_What needs to be done_
Give again only the lines running from the one with "Clone this chart" through the one with "const fluxTicks = [-0.2, 0, 0.2, 0.4, 0.6, 0.8, 1.0];", inclusive. Omit every picture.

_Source data_
* Begin *

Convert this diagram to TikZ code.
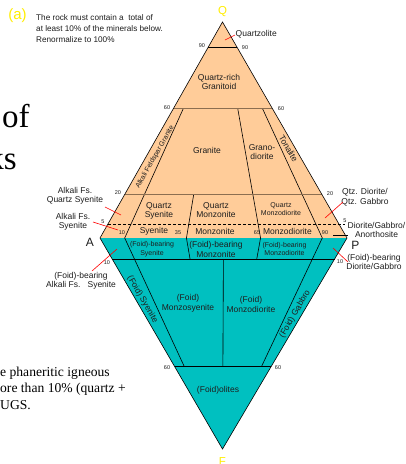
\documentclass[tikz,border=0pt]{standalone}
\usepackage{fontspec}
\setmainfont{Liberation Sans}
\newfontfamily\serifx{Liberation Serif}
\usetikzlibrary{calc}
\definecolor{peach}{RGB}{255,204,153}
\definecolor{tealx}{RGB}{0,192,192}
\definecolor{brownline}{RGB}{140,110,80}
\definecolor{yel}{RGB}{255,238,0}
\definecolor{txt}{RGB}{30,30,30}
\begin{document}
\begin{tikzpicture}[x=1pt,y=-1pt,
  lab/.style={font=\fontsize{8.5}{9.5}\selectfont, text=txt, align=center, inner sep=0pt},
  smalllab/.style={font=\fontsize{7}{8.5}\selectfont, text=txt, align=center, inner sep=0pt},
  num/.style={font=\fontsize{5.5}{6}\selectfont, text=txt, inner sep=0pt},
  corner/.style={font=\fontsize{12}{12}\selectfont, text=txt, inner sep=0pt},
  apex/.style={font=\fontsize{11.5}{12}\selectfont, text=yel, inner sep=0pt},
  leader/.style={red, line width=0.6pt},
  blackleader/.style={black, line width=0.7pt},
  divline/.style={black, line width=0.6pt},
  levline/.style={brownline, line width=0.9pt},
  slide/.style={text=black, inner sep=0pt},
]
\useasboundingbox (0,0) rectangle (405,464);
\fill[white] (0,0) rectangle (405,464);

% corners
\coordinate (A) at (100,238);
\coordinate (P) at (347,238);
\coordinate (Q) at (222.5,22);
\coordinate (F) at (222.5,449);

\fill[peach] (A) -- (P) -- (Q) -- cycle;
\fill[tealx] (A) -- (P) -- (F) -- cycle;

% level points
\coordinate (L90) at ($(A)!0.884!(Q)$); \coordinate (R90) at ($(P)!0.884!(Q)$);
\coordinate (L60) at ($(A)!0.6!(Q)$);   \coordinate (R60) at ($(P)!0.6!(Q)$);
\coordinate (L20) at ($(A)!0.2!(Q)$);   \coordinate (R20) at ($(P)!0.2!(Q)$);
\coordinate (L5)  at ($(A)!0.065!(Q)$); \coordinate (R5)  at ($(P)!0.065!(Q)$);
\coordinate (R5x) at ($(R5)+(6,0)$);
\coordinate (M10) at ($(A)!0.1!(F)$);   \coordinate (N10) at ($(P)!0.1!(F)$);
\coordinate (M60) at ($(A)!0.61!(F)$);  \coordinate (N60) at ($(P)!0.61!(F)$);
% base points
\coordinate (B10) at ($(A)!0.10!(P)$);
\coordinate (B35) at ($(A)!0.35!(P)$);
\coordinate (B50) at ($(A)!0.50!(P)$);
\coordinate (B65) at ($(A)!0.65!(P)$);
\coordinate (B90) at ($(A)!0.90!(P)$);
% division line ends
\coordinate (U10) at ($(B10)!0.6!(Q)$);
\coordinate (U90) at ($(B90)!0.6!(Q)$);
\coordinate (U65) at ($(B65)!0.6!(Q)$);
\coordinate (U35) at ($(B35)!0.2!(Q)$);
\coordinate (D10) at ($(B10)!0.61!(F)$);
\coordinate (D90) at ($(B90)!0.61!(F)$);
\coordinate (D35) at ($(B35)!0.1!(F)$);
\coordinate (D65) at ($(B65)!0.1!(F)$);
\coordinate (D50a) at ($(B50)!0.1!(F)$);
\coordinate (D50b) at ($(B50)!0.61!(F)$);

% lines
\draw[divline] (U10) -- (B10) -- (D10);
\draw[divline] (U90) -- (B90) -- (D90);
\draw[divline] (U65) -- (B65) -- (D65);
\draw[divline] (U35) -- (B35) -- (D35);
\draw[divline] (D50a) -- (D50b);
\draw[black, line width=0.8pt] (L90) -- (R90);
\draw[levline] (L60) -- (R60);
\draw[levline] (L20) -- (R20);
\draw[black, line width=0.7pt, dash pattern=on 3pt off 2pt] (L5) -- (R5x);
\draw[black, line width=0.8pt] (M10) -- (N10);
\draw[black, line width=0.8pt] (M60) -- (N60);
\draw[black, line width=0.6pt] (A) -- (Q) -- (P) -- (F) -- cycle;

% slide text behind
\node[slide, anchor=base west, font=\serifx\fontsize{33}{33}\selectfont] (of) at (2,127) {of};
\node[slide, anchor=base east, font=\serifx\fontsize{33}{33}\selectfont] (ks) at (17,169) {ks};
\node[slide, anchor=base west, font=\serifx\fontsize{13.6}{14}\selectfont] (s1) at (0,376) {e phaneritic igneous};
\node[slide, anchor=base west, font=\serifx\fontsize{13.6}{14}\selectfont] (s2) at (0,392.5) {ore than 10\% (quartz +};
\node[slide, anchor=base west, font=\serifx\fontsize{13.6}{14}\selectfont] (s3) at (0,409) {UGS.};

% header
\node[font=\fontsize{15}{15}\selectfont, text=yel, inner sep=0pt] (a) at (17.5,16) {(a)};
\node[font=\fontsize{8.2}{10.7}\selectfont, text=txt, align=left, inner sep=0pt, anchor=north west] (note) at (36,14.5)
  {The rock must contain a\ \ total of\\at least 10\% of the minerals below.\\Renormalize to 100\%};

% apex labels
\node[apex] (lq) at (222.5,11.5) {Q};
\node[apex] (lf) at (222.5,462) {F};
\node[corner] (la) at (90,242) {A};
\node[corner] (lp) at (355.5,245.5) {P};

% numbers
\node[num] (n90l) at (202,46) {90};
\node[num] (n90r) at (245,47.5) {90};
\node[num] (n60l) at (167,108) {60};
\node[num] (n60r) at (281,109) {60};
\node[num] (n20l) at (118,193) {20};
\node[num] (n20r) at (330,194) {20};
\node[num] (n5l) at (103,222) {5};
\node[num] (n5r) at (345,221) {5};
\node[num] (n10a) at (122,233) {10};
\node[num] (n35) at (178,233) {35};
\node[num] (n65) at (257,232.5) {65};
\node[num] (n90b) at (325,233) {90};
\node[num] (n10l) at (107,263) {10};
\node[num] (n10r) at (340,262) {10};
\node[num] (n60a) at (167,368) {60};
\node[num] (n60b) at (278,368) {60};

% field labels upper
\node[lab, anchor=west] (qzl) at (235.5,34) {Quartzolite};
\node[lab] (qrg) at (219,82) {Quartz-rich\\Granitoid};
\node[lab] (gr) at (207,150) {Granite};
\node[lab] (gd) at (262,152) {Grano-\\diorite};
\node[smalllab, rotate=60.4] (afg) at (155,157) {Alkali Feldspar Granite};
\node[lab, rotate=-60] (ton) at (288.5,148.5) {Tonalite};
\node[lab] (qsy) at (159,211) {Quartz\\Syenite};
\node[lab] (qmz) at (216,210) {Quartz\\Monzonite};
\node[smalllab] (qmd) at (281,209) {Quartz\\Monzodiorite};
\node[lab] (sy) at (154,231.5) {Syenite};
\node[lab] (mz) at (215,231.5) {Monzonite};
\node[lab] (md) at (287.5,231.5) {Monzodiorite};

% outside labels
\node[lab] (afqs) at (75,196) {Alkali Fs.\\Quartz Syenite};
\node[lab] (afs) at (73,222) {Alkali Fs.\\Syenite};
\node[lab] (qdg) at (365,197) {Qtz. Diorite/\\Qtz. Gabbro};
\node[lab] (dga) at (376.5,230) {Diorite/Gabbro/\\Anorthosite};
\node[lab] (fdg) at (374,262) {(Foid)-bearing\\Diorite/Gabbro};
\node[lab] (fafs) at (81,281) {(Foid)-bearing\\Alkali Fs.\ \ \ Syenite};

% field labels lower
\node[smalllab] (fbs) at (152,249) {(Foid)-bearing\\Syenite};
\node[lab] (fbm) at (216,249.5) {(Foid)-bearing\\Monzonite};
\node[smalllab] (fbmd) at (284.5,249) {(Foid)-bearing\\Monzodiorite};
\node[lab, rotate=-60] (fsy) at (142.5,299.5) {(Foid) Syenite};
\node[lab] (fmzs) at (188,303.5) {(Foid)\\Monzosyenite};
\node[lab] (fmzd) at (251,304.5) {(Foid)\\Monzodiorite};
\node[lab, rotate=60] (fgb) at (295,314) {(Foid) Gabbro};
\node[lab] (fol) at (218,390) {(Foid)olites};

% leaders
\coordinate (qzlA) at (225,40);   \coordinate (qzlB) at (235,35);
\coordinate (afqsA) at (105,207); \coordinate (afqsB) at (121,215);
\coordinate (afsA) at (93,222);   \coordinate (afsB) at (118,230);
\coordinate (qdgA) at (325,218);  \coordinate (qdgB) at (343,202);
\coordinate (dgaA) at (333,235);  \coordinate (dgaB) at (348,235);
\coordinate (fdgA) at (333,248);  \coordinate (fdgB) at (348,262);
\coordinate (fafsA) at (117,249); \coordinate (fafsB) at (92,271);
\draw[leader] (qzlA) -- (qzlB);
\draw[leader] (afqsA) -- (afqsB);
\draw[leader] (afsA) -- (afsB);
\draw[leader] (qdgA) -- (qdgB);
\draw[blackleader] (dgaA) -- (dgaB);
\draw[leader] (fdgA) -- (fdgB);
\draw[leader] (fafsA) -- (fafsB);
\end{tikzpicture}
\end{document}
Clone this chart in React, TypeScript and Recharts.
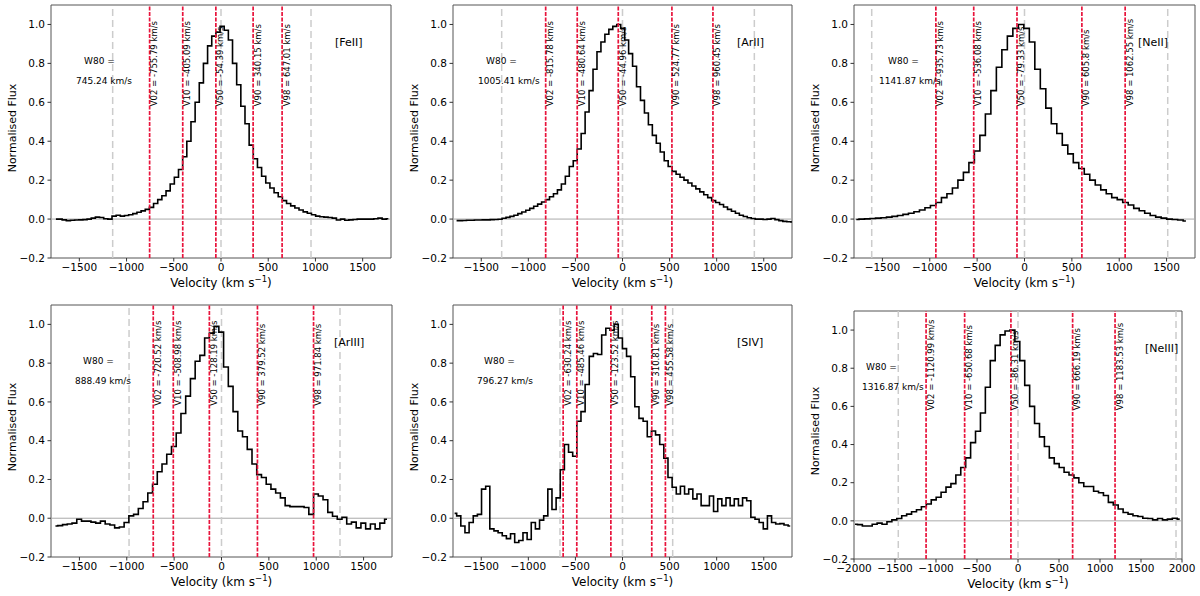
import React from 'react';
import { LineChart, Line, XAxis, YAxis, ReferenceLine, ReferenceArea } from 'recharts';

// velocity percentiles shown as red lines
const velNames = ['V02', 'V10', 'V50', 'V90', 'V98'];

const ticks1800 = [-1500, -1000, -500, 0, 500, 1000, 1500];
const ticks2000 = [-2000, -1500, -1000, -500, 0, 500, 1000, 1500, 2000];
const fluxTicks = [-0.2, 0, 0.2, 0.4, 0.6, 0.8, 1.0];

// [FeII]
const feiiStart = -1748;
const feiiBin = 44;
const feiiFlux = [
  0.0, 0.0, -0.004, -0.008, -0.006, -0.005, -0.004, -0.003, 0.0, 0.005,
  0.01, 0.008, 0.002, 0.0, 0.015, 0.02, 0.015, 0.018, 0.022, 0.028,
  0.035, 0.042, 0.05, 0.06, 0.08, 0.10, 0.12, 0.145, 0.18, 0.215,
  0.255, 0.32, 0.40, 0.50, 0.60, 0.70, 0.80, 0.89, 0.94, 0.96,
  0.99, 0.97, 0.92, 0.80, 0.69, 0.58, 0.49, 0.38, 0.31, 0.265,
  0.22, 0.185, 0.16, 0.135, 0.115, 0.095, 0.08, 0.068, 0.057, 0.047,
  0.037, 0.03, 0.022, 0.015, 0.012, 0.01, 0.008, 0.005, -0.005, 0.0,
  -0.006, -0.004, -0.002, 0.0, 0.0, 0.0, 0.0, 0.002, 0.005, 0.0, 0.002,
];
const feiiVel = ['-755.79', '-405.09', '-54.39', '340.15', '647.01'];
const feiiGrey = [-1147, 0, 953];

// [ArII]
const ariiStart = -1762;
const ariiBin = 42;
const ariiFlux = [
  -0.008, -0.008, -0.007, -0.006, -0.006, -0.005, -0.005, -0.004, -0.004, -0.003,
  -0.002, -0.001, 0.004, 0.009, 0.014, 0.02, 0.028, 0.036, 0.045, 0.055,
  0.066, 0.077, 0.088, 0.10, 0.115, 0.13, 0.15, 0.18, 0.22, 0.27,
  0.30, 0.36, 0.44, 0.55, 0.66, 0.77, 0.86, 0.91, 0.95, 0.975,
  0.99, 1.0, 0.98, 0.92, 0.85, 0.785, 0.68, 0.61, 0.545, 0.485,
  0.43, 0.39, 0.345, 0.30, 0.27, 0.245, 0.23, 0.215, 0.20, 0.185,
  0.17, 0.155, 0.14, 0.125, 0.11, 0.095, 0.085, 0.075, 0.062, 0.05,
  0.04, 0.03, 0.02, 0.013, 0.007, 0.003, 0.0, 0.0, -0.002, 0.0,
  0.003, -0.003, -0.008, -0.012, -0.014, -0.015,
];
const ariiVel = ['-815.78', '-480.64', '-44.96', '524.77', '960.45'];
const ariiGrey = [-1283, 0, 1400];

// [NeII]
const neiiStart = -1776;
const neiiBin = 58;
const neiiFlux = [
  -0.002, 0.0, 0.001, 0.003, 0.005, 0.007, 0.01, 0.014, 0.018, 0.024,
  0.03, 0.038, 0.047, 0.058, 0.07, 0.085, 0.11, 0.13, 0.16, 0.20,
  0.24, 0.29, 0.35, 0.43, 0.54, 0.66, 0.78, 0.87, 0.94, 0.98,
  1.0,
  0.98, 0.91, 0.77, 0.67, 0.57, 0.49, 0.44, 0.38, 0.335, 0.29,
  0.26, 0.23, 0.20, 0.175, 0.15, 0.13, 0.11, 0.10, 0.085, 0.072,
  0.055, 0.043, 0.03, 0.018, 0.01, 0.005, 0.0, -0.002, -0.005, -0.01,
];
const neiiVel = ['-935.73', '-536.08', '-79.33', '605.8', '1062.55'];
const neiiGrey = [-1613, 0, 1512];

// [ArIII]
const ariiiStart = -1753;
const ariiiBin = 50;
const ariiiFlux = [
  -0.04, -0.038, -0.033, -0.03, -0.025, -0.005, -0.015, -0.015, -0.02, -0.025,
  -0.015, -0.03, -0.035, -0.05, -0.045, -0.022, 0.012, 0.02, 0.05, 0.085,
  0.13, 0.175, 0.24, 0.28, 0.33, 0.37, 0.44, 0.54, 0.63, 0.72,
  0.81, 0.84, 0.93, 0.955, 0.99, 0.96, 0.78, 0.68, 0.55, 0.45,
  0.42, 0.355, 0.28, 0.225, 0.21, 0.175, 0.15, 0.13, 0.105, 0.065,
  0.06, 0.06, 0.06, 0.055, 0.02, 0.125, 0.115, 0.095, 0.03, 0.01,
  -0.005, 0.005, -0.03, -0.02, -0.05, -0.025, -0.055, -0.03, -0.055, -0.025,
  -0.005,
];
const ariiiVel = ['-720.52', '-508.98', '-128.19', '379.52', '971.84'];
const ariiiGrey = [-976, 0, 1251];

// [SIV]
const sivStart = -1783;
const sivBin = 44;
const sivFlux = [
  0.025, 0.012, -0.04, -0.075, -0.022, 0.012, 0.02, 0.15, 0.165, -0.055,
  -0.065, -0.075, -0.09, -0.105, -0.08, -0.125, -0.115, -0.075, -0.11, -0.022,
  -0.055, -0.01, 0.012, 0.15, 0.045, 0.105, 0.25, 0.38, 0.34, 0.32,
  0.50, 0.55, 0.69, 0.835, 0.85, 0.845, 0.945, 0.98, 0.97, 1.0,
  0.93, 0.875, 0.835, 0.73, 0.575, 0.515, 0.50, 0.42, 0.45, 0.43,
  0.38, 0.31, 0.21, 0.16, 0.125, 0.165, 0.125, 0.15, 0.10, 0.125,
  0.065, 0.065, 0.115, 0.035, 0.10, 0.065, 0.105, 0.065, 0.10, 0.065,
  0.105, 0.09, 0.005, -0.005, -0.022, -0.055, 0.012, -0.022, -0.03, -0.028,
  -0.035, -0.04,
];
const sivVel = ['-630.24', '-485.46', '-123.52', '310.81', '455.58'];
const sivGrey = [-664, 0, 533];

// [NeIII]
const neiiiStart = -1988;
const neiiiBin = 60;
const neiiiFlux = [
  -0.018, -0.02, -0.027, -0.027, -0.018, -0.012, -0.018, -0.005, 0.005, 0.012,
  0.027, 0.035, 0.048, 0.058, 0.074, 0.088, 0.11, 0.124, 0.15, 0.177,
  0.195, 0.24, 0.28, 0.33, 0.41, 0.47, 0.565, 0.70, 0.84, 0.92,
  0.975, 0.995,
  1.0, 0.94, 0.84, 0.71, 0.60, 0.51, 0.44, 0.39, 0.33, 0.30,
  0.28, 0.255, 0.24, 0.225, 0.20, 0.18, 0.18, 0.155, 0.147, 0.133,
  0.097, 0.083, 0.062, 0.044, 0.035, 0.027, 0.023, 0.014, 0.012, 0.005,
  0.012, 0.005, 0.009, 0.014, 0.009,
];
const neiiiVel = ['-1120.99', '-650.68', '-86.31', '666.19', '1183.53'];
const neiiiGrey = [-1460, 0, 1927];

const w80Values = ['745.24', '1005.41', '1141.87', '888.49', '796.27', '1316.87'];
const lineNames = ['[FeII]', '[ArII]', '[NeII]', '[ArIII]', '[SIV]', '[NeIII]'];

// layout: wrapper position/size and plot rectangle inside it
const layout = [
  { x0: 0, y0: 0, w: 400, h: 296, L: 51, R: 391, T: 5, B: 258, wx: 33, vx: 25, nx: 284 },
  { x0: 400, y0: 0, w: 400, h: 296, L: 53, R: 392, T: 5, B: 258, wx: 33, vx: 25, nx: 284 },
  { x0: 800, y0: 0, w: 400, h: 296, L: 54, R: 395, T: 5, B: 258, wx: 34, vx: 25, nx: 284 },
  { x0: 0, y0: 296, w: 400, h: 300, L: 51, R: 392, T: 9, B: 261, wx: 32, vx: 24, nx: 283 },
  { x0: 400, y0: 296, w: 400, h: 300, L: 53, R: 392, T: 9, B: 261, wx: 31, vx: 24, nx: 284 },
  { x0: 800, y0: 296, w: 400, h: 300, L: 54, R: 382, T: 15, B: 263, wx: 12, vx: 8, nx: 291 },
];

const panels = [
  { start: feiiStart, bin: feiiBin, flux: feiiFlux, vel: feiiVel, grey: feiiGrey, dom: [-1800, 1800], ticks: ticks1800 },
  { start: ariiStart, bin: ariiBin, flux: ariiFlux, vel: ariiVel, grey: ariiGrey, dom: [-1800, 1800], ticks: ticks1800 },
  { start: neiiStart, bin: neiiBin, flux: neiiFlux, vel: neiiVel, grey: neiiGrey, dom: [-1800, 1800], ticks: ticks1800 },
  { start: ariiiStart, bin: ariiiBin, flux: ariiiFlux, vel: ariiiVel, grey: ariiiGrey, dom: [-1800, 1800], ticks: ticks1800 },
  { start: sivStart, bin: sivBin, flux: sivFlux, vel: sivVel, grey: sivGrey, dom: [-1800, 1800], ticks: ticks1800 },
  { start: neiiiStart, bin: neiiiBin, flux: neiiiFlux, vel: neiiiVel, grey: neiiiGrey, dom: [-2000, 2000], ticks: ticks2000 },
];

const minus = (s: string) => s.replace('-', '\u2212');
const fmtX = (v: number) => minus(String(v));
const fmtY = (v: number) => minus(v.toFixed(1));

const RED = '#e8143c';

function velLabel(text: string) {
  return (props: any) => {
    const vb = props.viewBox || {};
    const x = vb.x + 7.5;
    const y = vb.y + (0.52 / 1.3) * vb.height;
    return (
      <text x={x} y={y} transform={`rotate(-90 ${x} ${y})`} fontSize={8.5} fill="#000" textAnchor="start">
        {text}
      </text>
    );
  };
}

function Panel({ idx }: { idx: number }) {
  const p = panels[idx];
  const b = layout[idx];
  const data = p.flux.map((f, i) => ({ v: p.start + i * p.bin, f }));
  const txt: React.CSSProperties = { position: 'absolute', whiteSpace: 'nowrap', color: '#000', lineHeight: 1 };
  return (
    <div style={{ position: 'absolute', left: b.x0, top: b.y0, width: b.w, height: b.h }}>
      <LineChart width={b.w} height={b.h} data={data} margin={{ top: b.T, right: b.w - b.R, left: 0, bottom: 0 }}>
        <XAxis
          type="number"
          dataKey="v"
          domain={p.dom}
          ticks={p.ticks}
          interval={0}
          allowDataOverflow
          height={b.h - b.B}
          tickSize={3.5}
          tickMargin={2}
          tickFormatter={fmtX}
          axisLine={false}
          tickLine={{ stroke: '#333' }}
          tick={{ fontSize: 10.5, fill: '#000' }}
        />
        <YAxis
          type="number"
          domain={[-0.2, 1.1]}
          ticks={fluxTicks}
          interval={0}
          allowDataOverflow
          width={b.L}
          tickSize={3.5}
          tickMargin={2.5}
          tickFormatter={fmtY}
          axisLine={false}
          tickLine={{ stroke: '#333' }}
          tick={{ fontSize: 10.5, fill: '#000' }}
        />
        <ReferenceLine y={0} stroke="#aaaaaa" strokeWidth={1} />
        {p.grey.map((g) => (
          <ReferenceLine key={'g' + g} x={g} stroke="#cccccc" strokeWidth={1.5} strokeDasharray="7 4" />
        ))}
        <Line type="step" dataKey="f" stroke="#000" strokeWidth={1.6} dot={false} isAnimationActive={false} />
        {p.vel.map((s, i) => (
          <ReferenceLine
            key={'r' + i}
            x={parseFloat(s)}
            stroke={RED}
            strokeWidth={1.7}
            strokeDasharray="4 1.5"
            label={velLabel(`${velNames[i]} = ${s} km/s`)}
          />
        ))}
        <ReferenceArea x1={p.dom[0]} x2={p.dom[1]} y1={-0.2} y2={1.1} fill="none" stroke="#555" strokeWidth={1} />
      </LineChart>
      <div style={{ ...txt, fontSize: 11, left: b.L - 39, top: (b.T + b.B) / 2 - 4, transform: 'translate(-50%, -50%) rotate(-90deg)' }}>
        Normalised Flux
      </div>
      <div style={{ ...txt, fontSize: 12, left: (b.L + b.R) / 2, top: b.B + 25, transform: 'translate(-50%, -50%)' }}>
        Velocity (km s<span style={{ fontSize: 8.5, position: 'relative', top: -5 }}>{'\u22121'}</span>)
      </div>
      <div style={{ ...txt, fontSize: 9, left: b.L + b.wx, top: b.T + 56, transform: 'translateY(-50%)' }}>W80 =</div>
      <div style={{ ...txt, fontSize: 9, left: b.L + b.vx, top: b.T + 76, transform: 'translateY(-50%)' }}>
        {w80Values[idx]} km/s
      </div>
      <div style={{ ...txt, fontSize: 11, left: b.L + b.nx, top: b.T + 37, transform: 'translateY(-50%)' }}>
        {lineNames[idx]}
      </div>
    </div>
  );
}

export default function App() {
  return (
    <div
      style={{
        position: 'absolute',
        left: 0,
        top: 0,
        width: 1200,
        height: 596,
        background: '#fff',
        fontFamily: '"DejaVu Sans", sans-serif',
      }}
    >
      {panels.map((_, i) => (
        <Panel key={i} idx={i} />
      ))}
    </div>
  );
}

* End *

_Problem solution_
Clone this chart in React, TypeScript and Recharts.
import React from 'react';
import { LineChart, Line, XAxis, YAxis, ReferenceLine, ReferenceArea } from 'recharts';

// velocity percentiles shown as red lines
const velNames = ['V02', 'V10', 'V50', 'V90', 'V98'];

const ticks1800 = [-1500, -1000, -500, 0, 500, 1000, 1500];
const ticks2000 = [-2000, -1500, -1000, -500, 0, 500, 1000, 1500, 2000];
const fluxTicks = [-0.2, 0, 0.2, 0.4, 0.6, 0.8, 1.0];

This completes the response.